BSE IPO fully subscribed on Day 2
24 January 2017
The Rs1,234.4-crore initial public offer (IPO) of BSE Ltd was fully subscribed on the second day when the sale of shares for the public opened. The issue was subscribed 1.01 times by the afternoon, data from National Stock Exchange showed.
The IPO of BSE Ltd, Asia's oldest stock exchange, got a big boost with retail investors bidding for 86 per cent of the portion reserved for them in the first few hours on Day 2, when subscription opened for retail investors.
On Saturday, BSE sold 46,28,158 equity shares of face value Rs2 each to anchor investors at a price of Rs806 per share, raising a total Rs373 crore, according to a BSE statement.
BSE is selling up to 15,427,197 shares in an offer-for-sale, which closes on Wednesday.
The offer is a 100-per cent book-building one, and existing shareholders are selling 15.42 million shares through the offer-for-sale route. The issue represents 28.26 per cent of BSE's pre-issue capital.
More than 300 of the existing shareholders are selling 15.4 million shares through the offer-for-sale route, which work out to around 30 per cent of the total holding.
The existing shareholders of BSE include Bajaj Holdings Investment, Caldwell India Holdings, Acacia Banyan Partners, Singapore Exchange, the Mauritius-based arm of American investor George Soros' Quantum Fund and foreign fund Atticus.

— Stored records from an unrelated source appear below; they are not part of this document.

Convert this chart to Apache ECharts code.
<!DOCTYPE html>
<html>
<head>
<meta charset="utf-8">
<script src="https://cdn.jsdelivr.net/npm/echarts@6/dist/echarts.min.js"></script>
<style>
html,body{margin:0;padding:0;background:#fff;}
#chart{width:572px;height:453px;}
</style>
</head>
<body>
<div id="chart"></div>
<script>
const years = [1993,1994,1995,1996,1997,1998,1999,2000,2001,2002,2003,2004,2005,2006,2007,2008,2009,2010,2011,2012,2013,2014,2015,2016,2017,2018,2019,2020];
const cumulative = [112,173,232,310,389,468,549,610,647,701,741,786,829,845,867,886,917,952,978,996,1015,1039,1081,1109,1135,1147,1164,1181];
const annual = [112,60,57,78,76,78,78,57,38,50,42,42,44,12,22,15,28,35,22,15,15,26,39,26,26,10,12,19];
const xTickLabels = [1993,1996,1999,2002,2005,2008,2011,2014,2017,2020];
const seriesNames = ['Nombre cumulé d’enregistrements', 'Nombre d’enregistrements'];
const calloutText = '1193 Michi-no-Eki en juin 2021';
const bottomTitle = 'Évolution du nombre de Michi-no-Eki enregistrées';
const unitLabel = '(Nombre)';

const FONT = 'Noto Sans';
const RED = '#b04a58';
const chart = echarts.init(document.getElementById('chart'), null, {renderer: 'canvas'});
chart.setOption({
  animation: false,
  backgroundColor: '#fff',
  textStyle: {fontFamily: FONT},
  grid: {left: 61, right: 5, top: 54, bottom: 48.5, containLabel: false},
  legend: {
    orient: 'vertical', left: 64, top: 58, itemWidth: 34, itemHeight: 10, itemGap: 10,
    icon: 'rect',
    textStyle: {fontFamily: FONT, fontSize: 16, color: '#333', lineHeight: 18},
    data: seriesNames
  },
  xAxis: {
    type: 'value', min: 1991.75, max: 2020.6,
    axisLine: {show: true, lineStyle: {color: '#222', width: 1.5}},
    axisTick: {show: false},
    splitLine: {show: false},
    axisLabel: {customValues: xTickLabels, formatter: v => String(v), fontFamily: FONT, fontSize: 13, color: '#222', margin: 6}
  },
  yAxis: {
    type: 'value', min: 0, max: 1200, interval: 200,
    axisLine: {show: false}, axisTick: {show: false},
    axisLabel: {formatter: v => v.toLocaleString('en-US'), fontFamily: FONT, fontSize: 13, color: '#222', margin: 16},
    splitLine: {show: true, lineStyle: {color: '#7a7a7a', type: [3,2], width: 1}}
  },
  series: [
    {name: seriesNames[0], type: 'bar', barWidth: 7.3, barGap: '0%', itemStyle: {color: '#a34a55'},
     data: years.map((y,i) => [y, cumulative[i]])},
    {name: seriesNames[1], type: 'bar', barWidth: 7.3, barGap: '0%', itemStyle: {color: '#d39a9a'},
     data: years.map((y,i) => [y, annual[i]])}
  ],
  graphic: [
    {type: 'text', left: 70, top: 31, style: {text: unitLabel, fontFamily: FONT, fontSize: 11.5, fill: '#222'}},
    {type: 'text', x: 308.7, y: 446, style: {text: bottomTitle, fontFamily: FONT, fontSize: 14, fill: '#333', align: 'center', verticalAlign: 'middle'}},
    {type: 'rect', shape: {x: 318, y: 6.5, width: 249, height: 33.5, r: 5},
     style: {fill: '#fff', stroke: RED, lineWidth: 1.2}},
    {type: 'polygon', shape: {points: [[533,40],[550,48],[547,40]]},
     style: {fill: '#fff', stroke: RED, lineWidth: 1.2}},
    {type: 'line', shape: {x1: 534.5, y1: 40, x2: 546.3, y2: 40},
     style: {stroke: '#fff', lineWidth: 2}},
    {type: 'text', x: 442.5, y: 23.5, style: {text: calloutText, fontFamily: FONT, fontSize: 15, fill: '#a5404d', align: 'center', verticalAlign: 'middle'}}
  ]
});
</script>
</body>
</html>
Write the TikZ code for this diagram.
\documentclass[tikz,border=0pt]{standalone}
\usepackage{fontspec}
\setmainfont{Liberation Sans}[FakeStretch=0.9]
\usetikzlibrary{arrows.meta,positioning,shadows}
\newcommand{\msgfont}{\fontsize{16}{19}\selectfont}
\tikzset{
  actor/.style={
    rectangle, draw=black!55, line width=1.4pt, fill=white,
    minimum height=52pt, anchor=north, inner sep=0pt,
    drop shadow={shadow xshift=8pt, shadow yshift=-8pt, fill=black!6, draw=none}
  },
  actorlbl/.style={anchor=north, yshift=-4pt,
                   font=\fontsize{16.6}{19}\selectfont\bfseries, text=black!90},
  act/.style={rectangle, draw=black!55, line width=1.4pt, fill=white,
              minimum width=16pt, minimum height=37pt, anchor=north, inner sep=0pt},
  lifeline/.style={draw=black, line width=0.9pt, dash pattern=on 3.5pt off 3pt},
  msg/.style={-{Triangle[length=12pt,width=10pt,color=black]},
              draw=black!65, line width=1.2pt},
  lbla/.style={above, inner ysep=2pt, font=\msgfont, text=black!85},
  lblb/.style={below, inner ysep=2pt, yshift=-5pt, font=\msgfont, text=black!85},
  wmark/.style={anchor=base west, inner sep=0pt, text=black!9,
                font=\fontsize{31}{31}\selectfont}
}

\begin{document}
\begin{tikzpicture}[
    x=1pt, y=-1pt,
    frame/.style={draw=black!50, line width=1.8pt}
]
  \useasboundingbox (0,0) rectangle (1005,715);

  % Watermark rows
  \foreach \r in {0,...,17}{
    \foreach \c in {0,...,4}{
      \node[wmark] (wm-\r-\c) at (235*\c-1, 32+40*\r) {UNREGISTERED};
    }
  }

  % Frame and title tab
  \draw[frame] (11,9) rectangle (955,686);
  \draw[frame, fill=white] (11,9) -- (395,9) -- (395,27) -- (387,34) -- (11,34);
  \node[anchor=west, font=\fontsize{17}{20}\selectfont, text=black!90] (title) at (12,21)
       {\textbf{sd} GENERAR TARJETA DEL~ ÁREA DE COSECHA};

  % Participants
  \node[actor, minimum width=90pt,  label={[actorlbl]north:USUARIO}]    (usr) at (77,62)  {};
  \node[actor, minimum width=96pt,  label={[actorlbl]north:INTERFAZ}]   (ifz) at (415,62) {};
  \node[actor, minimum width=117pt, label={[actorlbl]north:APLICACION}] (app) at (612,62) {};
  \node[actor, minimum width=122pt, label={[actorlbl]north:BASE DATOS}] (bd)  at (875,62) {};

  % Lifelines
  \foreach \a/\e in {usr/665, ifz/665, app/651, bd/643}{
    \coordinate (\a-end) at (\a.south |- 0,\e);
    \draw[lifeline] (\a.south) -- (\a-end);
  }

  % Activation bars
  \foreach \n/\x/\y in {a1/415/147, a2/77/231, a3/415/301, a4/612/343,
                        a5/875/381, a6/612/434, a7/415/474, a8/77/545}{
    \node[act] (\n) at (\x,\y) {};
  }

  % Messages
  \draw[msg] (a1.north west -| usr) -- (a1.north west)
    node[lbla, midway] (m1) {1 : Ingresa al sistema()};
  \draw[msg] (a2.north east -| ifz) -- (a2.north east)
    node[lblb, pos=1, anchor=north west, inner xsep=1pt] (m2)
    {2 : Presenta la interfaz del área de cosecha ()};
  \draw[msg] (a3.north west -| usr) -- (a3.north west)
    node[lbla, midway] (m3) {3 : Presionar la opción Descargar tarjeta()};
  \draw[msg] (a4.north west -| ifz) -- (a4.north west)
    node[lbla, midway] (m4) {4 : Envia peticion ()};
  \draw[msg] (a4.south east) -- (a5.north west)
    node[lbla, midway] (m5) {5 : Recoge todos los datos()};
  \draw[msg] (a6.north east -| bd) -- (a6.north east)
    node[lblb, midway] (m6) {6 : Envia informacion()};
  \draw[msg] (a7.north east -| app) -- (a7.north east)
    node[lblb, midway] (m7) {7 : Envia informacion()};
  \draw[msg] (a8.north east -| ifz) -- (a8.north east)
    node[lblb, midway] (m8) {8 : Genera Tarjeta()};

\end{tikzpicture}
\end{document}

There are around 9,000 shareholders in the BSE, in which originally brokers mainly held shares. However, a host of foreign investors and domestic financial institutions have acquired shares over the years and the IPO will provide some of them an exit opportunity to monetise their assets. Shares of nearly 3,000 companies trade on this platform.
The global co-ordinators and book running lead managers are Edelweiss, Axis Capital, Jefferies India, and Nomura.
The shares be will listed on rival bourse National Stock Exchange (NSE) early next month.
Rival NSE also filed draft papers with Sebi last month for an estimated Rs10,000 crore IPO.
Sebi, meanwhile, has notified rules allowing foreign investors to own up to 15 per cent stake in an exchange, a move that is expected to help attract more overseas funds.